Experts have theorized that there is a direct relationship between an individual’s amount of physical activity and the development of changes in the shoulder or hip. A team of UK researchers sought to test this theory by comparing MRI findings from rugby players and ballet dancers to healthy participants, sharing their findings in Clinical Radiology.
Athletes frequently complain of hip pain. In fact, hip arthroplasty rates are six times higher in retired elite rugby players compared to age-matched controls, and the prevalence of hip and groin injury in professional dancers is as high as 27%, the researchers noted.

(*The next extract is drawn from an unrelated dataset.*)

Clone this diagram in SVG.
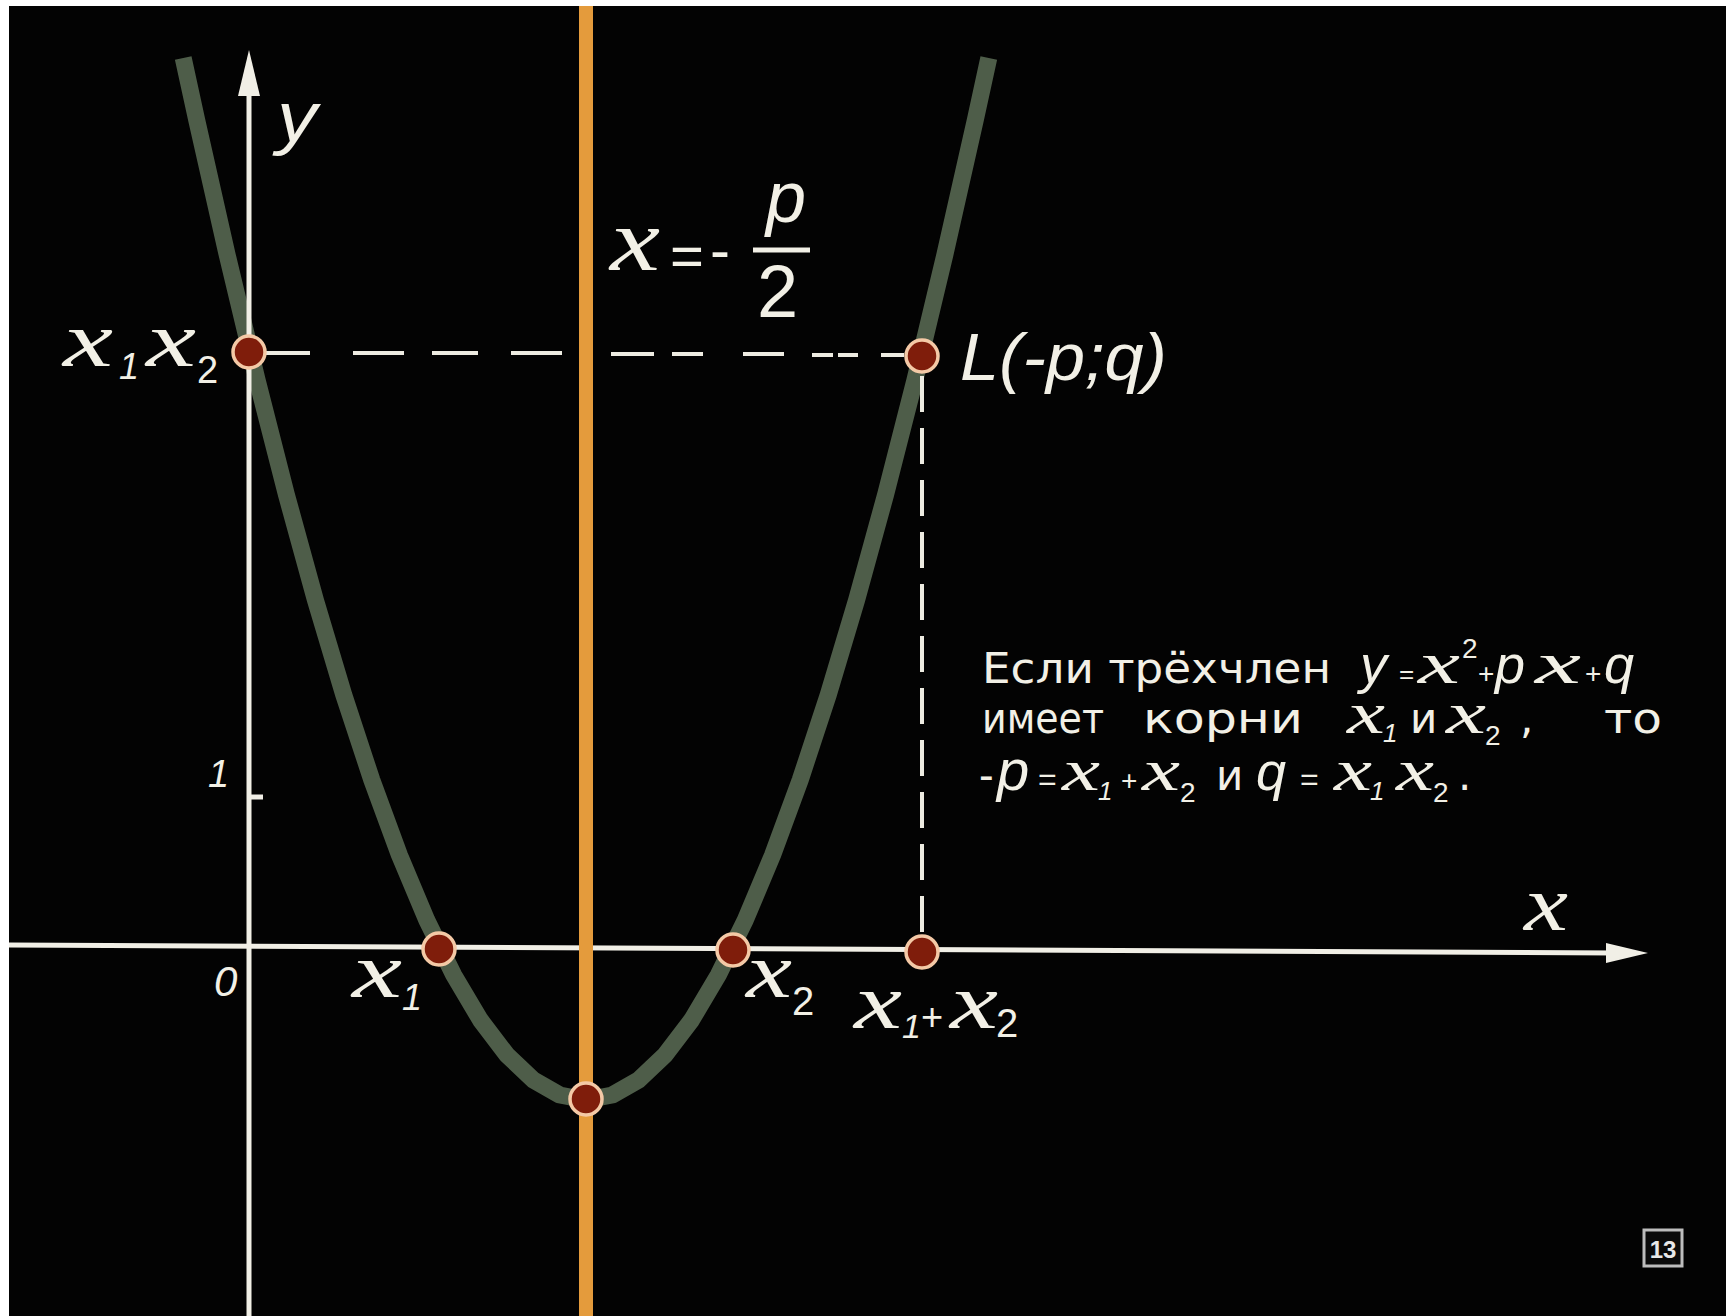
<svg xmlns="http://www.w3.org/2000/svg" width="1726" height="1316" viewBox="0 0 1726 1316">
<defs>
<style>
.ax{stroke:#f1efe6;stroke-width:5;fill:none}
.ah{fill:#f1efe6}
.dash{stroke:#eeece2;stroke-width:4;fill:none}
.pt{fill:#7f1d0b;stroke:#f4c9a6;stroke-width:3.5}
.mx{font-family:"Liberation Serif","DejaVu Serif",serif;font-style:italic;fill:#f2f0e6}
.ms{font-family:"Liberation Sans","DejaVu Sans",sans-serif;font-style:italic;fill:#f2f0e6}
.su{font-family:"Liberation Sans","DejaVu Sans",sans-serif;fill:#f2f0e6}
.t{font-family:"DejaVu Sans","Liberation Sans",sans-serif;fill:#f2f0e6;font-size:42px}
</style>
</defs>
<rect x="0" y="0" width="1726" height="1316" fill="#ffffff"/>
<rect x="9" y="6" width="1717" height="1310" fill="#030303"/>

<g id="parabola">
<polyline fill="none" stroke="#4e5d49" stroke-width="17" stroke-linejoin="round" points="183.2,58 196.7,120 227.2,255 257.1,380 286.5,495 315.4,600 343.8,695 371.8,780 399.4,855 426.7,920 453.7,975 480.4,1020 507,1055 533.4,1080 559.7,1095 586,1100 612.3,1095 638.6,1080 665,1055 691.6,1020 718.3,975 745.3,920 772.6,855 800.2,780 828.2,695 856.6,600 885.5,495 914.9,380 944.8,255 975.3,120 988.8,58"/>
</g>

<g id="connectors">
<line id="x-axis" class="ax" x1="9" y1="945" x2="1615" y2="953"/>
<polygon class="ah" points="1648,953 1606,943 1606,963"/>
<line id="y-axis" class="ax" x1="249" y1="1316" x2="249" y2="90"/>
<polygon class="ah" points="249,50 238,96 260,96"/>
<line class="ax" x1="249" y1="797" x2="263" y2="797" stroke-width="3"/>
<path class="dash" d="M266 353H310M353 353H404M432 353H478M511 353H562M611 354H654M672 354H703M743 354H784M812 355H833M838 355H858M881 355H904"/>
<line class="dash" x1="922" y1="376" x2="922" y2="935" stroke-dasharray="36 16"/>
<line id="axis-of-symmetry" x1="586" y1="6" x2="586" y2="1316" stroke="#e49b3c" stroke-width="14"/>
</g>

<g id="axis-labels">
<text class="ms" x="277" y="141" font-size="70" textLength="40" lengthAdjust="spacingAndGlyphs">y</text>
<text class="mx" x="1524" y="930" font-size="78" textLength="44" lengthAdjust="spacingAndGlyphs">x</text>
<text class="ms" x="214" y="996" font-size="42">0</text>
<text class="ms" x="208" y="787" font-size="38">1</text>
</g>

<g id="label-symmetry">
<text class="mx" x="610" y="270" font-size="88" textLength="50" lengthAdjust="spacingAndGlyphs">x</text>
<text class="su" x="670" y="276" font-size="58">=</text>
<text class="su" x="710" y="270" font-size="60">-</text>
<line x1="753" y1="250" x2="810" y2="250" stroke="#f2f0e6" stroke-width="5"/>
<text class="ms" x="766" y="222" font-size="72">p</text>
<text class="su" x="757" y="317" font-size="74">2</text>
</g>

<g id="node-x1x2">
<circle class="pt" cx="249" cy="352" r="16"/>
<text class="mx" x="63" y="366" font-size="78" textLength="50" lengthAdjust="spacingAndGlyphs">x</text>
<text class="ms" x="119" y="379" font-size="36">1</text>
<text class="mx" x="146" y="366" font-size="78" textLength="50" lengthAdjust="spacingAndGlyphs">x</text>
<text class="su" x="197" y="383" font-size="38">2</text>
</g>

<g id="node-L">
<circle class="pt" cx="922" cy="356" r="16"/>
<text class="ms" x="960" y="380" font-size="66" textLength="207" lengthAdjust="spacingAndGlyphs">L(-p;q)</text>
</g>

<g id="node-x1">
<circle class="pt" cx="439" cy="949" r="16"/>
<text class="mx" x="352" y="997" font-size="78" textLength="50" lengthAdjust="spacingAndGlyphs">x</text>
<text class="ms" x="402" y="1010" font-size="36">1</text>
</g>

<g id="node-x2">
<circle class="pt" cx="733" cy="950" r="16"/>
<text class="mx" x="746" y="997" font-size="78" textLength="46" lengthAdjust="spacingAndGlyphs">x</text>
<text class="su" x="792" y="1015" font-size="40">2</text>
</g>

<g id="node-sum">
<circle class="pt" cx="922" cy="952" r="16"/>
<text class="mx" x="854" y="1028" font-size="78" textLength="48" lengthAdjust="spacingAndGlyphs">x</text>
<text class="ms" x="902" y="1038" font-size="34">1</text>
<text class="su" x="921" y="1030" font-size="38">+</text>
<text class="mx" x="950" y="1028" font-size="78" textLength="48" lengthAdjust="spacingAndGlyphs">x</text>
<text class="su" x="996" y="1037" font-size="40">2</text>
</g>

<g id="node-vertex">
<circle class="pt" cx="586" cy="1099" r="16"/>
</g>

<g id="statement">
<text class="t" x="982" y="683" textLength="349" lengthAdjust="spacingAndGlyphs">Если трёхчлен</text>
<text class="ms" x="1360" y="683" font-size="54">y</text>
<text class="su" x="1399" y="683" font-size="26">=</text>
<text class="mx" x="1418" y="683" font-size="60" textLength="42" lengthAdjust="spacingAndGlyphs">x</text>
<text class="su" x="1462" y="658" font-size="28">2</text>
<text class="su" x="1478" y="683" font-size="28">+</text>
<text class="ms" x="1495" y="683" font-size="54">p</text>
<text class="mx" x="1535" y="683" font-size="60" textLength="46" lengthAdjust="spacingAndGlyphs">x</text>
<text class="su" x="1585" y="683" font-size="28">+</text>
<text class="ms" x="1604" y="683" font-size="54">q</text>

<text class="t" x="982" y="733" textLength="122" lengthAdjust="spacingAndGlyphs">имеет</text>
<text class="t" x="1143" y="733" textLength="160" lengthAdjust="spacingAndGlyphs">корни</text>
<text class="mx" x="1347" y="733" font-size="60" textLength="38" lengthAdjust="spacingAndGlyphs">x</text>
<text class="ms" x="1383" y="742" font-size="26">1</text>
<text class="t" x="1410" y="733">и</text>
<text class="mx" x="1446" y="733" font-size="60" textLength="40" lengthAdjust="spacingAndGlyphs">x</text>
<text class="su" x="1485" y="745" font-size="28">2</text>
<text class="t" x="1520" y="733">,</text>
<text class="t" x="1604" y="733" textLength="58" lengthAdjust="spacingAndGlyphs">то</text>

<text class="su" x="979" y="790" font-size="44">-</text>
<text class="ms" x="997" y="790" font-size="58">p</text>
<text class="su" x="1038" y="790" font-size="32">=</text>
<text class="mx" x="1062" y="790" font-size="60" textLength="38" lengthAdjust="spacingAndGlyphs">x</text>
<text class="ms" x="1098" y="800" font-size="26">1</text>
<text class="su" x="1121" y="790" font-size="28">+</text>
<text class="mx" x="1142" y="790" font-size="60" textLength="38" lengthAdjust="spacingAndGlyphs">x</text>
<text class="su" x="1180" y="802" font-size="28">2</text>
<text class="t" x="1216" y="790">и</text>
<text class="ms" x="1256" y="790" font-size="54">q</text>
<text class="su" x="1300" y="790" font-size="32">=</text>
<text class="mx" x="1334" y="790" font-size="60" textLength="38" lengthAdjust="spacingAndGlyphs">x</text>
<text class="ms" x="1370" y="800" font-size="26">1</text>
<text class="mx" x="1396" y="790" font-size="60" textLength="38" lengthAdjust="spacingAndGlyphs">x</text>
<text class="su" x="1433" y="802" font-size="28">2</text>
<text class="t" x="1458" y="790">.</text>
</g>

<g id="page-number">
<rect x="1644" y="1230" width="38" height="36" fill="#0b0b0b" stroke="#bdbdbd" stroke-width="3"/>
<text x="1663" y="1258" font-family="Liberation Sans, sans-serif" font-weight="bold" font-size="24" fill="#e8e8e8" text-anchor="middle">13</text>
</g>
</svg>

These findings, however, also occur in those without symptoms, with wide-ranging variation in the published literature.
“The aim of this study was to identify differences in the prevalence of labral tears, articular cartilage lesions, and other MRI hip findings in matched asymptomatic male subjects undertaking contrasting types of athletic activity,” wrote T. Blankenstein, Chapel Allerton Hospital’s Musculoskeletal Center X-ray Department, and colleagues.
To do this, 11 pro rugby players, 10 professional ballet dancers and 10 controls performed an activity, completed a symptom questionnaire and underwent 3T MRI on their dominant hip.
After two musculoskeletal radiologists assessed each scan, the researchers reported a labral tear prevalence rate of 87% with “no significant difference” between the groups. Paralabral cysts were most prevalent in ballet dancers (50%) compared to controls (10%) and ruby players (0%). Ballet dancers had “significantly greater” superior capsular thickness (5.3 millimeters) compared to rugby players (3.8mm) and controls (3.8mm).
“Despite the assumed differences in the activity levels between the athletes and the control group, the rates of labral damage and acetabular cartilage loss were not significantly different, challenging the theory of a direct relationship between volume of physical activity and the development of labral changes,” the researchers wrote.
The increased superior hip joint capsule thickness in ballet dancers may be due to an “adaptive physiological response” to the wide range of motion many dancers experience, the authors noted, but would require further investigation to confirm.
“Further work should look to follow-up both athletes and non-athletes over extended time periods, including into retirement, in order to help to inform our understanding of the potential progressive nature of these findings and their clinical relevance,” the team concluded.